Congresswoman targets energy agency’s regulatory efforts via funding bill

U.S. Rep. Marsha Blackburn (R-TN) secured several provisions in the Fiscal Year 2016 Energy and Water Appropriations Act in her efforts to rein in the Department of Energy (DOE).

The bill, which the House of Representatives approved on Friday in a 240-177 vote, includes an amendment submitted by Blackburn that would prevent the DOE from using any federal funds to design or enforce any proposed regulation that would prohibit the use of noncondensing natural gas home furnaces, forcing U.S. consumers to install condensing furnaces in their homes. Studies indicate that condensing furnaces cost several hundred dollars more than noncondensing furnaces and would require as much as $2,200 in additional installation costs.

“American families are struggling enough under the Obama economy without being saddled with additional costs because of more burdensome regulations being forced on them by bureaucrats at DOE,” Blackburn, the Energy and Commerce Committee vice chairwoman, said. “Home furnaces fail and need to be replaced when they are actually used — in the middle of winter when it is cold outside. American families shouldn’t face increased costs to replace their natural gas furnace and get the heat flowing back into their homes.”

Many influential organizations have taken notice of Blackburn’s amendment, offering their full endorsement, including the American Gas Association; American Public Gas Association; Indoor Environment and Energy Efficiency Association;  Air-Condition, Heating and Refrigeration Institute; Heating, Air-Conditioning and Refrigeration Distributors International; and the National Association of Home Builders.

Blackburn also worked with fellow Reps. Charlie Dent (R-PA) and Todd Rokita (R-IN) to put forth an amendment to prevent any funds from being used by the DOE to implement its proposed “Standards for Ceiling Fans and Ceiling Fan Light Kits” rule.

“New regulations being considered by DOE will diminish the ability of ceiling-fan manufacturers, such as Hunter Fans in Memphis, to produce reasonably priced fans for homes,” she said. “This provision will protect manufacturers and consumers from these invasive regulations that extend into the homes of American families, raise costs for consumers, and kill the ability of manufacturers to grow and create jobs. I am pleased to once again be working with Representative Dent in this important effort to protect our homes and ceiling fans from the Obama administration’s regulatory overreach.”
Additionally, in an effort to rein in federal spending, Blackburn also submitted her 1 percent across-the-board spending-cut amendment.

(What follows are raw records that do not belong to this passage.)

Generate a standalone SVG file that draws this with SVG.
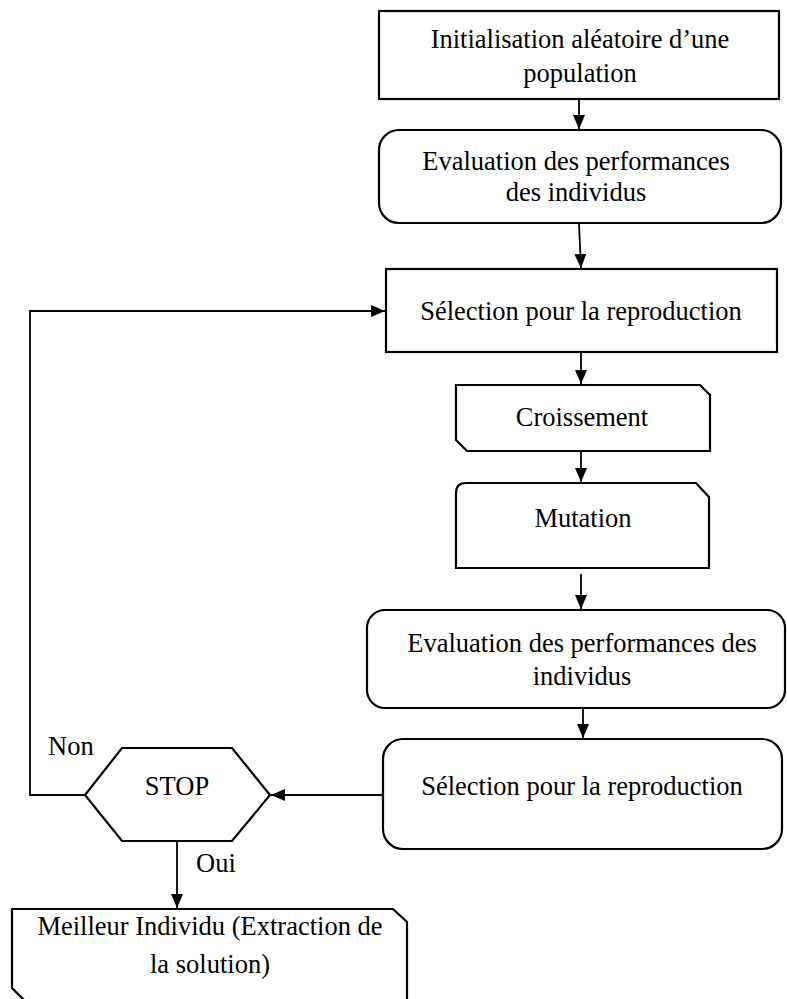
<svg xmlns="http://www.w3.org/2000/svg" width="787" height="999" viewBox="0 0 787 999">
<style>
.s{fill:#fff;stroke:#000;stroke-width:2.2}
.c{fill:none;stroke:#000;stroke-width:1.8}
text{font-family:"Liberation Serif","Times New Roman",serif;font-size:26.5px;fill:#000;text-anchor:middle}
.l{text-anchor:start}
</style>
<defs>
<marker id="a" viewBox="0 0 10 10" refX="10" refY="5" markerWidth="10" markerHeight="10" markerUnits="userSpaceOnUse" orient="auto">
<path d="M0,0 L10,5 L0,10 z" fill="#000"/>
</marker>
<marker id="b" viewBox="0 0 14 12" refX="14" refY="6" markerWidth="14" markerHeight="12" markerUnits="userSpaceOnUse" orient="auto">
<path d="M0,0 L14,6 L0,12 z" fill="#000"/>
</marker>
</defs>
<g id="connectors">
<line class="c" x1="579" y1="100" x2="579" y2="129" marker-end="url(#b)"/>
<line class="c" x1="579" y1="224" x2="581" y2="268" marker-end="url(#b)"/>
<line class="c" x1="581" y1="353" x2="581" y2="384" marker-end="url(#b)"/>
<line class="c" x1="581" y1="452" x2="581" y2="482" marker-end="url(#b)"/>
<line class="c" x1="581" y1="574" x2="581" y2="609" marker-end="url(#b)"/>
<line class="c" x1="583" y1="709" x2="583" y2="738" marker-end="url(#b)"/>
<line class="c" x1="383" y1="795" x2="271" y2="795" marker-end="url(#b)"/>
<polyline class="c" points="85,795 30,795 30,311 385,311" marker-end="url(#b)"/>
<line class="c" x1="177" y1="842" x2="177" y2="908" marker-end="url(#b)"/>
<text class="l" x="48" y="755">Non</text>
<text class="l" x="196" y="872">Oui</text>
</g>
<g id="n1">
<rect class="s" x="379" y="11" width="400" height="88"/>
<text x="580" y="48">Initialisation aléatoire d’une</text>
<text x="580" y="82">population</text>
</g>
<g id="n2">
<rect class="s" x="379" y="130" width="402" height="93" rx="20" ry="20"/>
<text x="576" y="170">Evaluation des performances</text>
<text x="576" y="201">des individus</text>
</g>
<g id="n3">
<rect class="s" x="386" y="269" width="391" height="83"/>
<text x="581" y="320">Sélection pour la reproduction</text>
</g>
<g id="n4">
<path class="s" d="M456,385 L700,385 L710,395 L710,451 L467,451 L456,440 Z"/>
<text x="582" y="426">Croissement</text>
</g>
<g id="n5">
<path class="s" d="M466,483 L696,483 L709,497 L709,568 L456,568 L456,493 Q456,483 466,483 Z"/>
<text x="583" y="527">Mutation</text>
</g>
<g id="n6">
<rect class="s" x="367" y="610" width="418" height="98" rx="18" ry="18"/>
<text x="582" y="652">Evaluation des performances des</text>
<text x="582" y="685">individus</text>
</g>
<g id="n7">
<rect class="s" x="383" y="739" width="399" height="110" rx="20" ry="20"/>
<text x="582" y="795">Sélection pour la reproduction</text>
</g>
<g id="n8">
<polygon class="s" points="85,795 122,748 232,748 270,795 232,841 122,841"/>
<text x="177" y="795">STOP</text>
</g>
<g id="n9">
<path class="s" d="M12,909 L393,909 L407,922 L407,1002 L26,1002 L12,988 Z"/>
<text x="210" y="935">Meilleur Individu (Extraction de</text>
<text x="210" y="973">la solution)</text>
</g>
</svg>
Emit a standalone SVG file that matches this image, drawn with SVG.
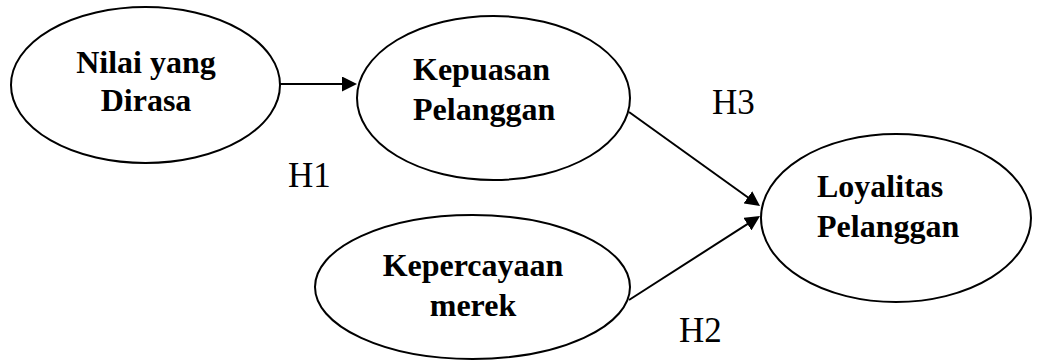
<svg xmlns="http://www.w3.org/2000/svg" width="1037" height="363" viewBox="0 0 1037 363">
<style>
.node ellipse{fill:#fff;stroke:#000;stroke-width:2}
.lbl{font-family:"Liberation Serif","Times New Roman",serif;font-weight:bold;font-size:32px;fill:#000}
.h{font-family:"Liberation Serif","Times New Roman",serif;font-size:35px;fill:#000}
.conn line{stroke:#000;stroke-width:2;fill:none}
</style>
<defs>
<marker id="arr" viewBox="0 0 15 15" refX="5" refY="7.5" markerWidth="15" markerHeight="15" markerUnits="userSpaceOnUse" orient="auto">
<path d="M0,0 L15,7.5 L0,15 z" fill="#000"/>
</marker>
</defs>
<rect width="1037" height="363" fill="#fff"/>
<g id="connectors" class="conn">
<line x1="280" y1="84" x2="347" y2="84" marker-end="url(#arr)"/>
<line x1="629" y1="112" x2="751.9" y2="200.2" marker-end="url(#arr)"/>
<line x1="629" y1="300" x2="751.6" y2="221.4" marker-end="url(#arr)"/>
</g>
<g id="nilai" class="node">
<ellipse cx="145.5" cy="85" rx="134.5" ry="78"/>
<text class="lbl" x="146" y="73" text-anchor="middle">Nilai yang</text>
<text class="lbl" x="146" y="111" text-anchor="middle">Dirasa</text>
</g>
<g id="kepuasan" class="node">
<ellipse cx="493.5" cy="98" rx="136.5" ry="82"/>
<text class="lbl" x="413" y="80">Kepuasan</text>
<text class="lbl" x="413" y="120">Pelanggan</text>
</g>
<g id="loyalitas" class="node">
<ellipse cx="896" cy="218" rx="135" ry="84"/>
<text class="lbl" x="817" y="197">Loyalitas</text>
<text class="lbl" x="817" y="237">Pelanggan</text>
</g>
<g id="kepercayaan" class="node">
<ellipse cx="472.5" cy="287" rx="157.5" ry="72"/>
<text class="lbl" x="473" y="276" text-anchor="middle">Kepercayaan</text>
<text class="lbl" x="473" y="316" text-anchor="middle">merek</text>
</g>
<g id="labels">
<text class="h" x="288" y="187">H1</text>
<text class="h" x="712" y="114">H3</text>
<text class="h" x="679" y="342">H2</text>
</g>
</svg>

“Across-the-board cuts are an effective tool to control the growth and cost of the federal government,” Blackburn said. “They not only give agencies the flexibility to determine which expenses are necessary, but more importantly — they don’t pick winners and losers. These cuts have worked effectively at the state level, and there is no reason not to utilize them in Washington. Our nation is more than $18 trillion in debt. At some point, bureaucrats in Washington have to learn to live within their means. I don’t think cutting one more penny on the dollar is too much to ask.”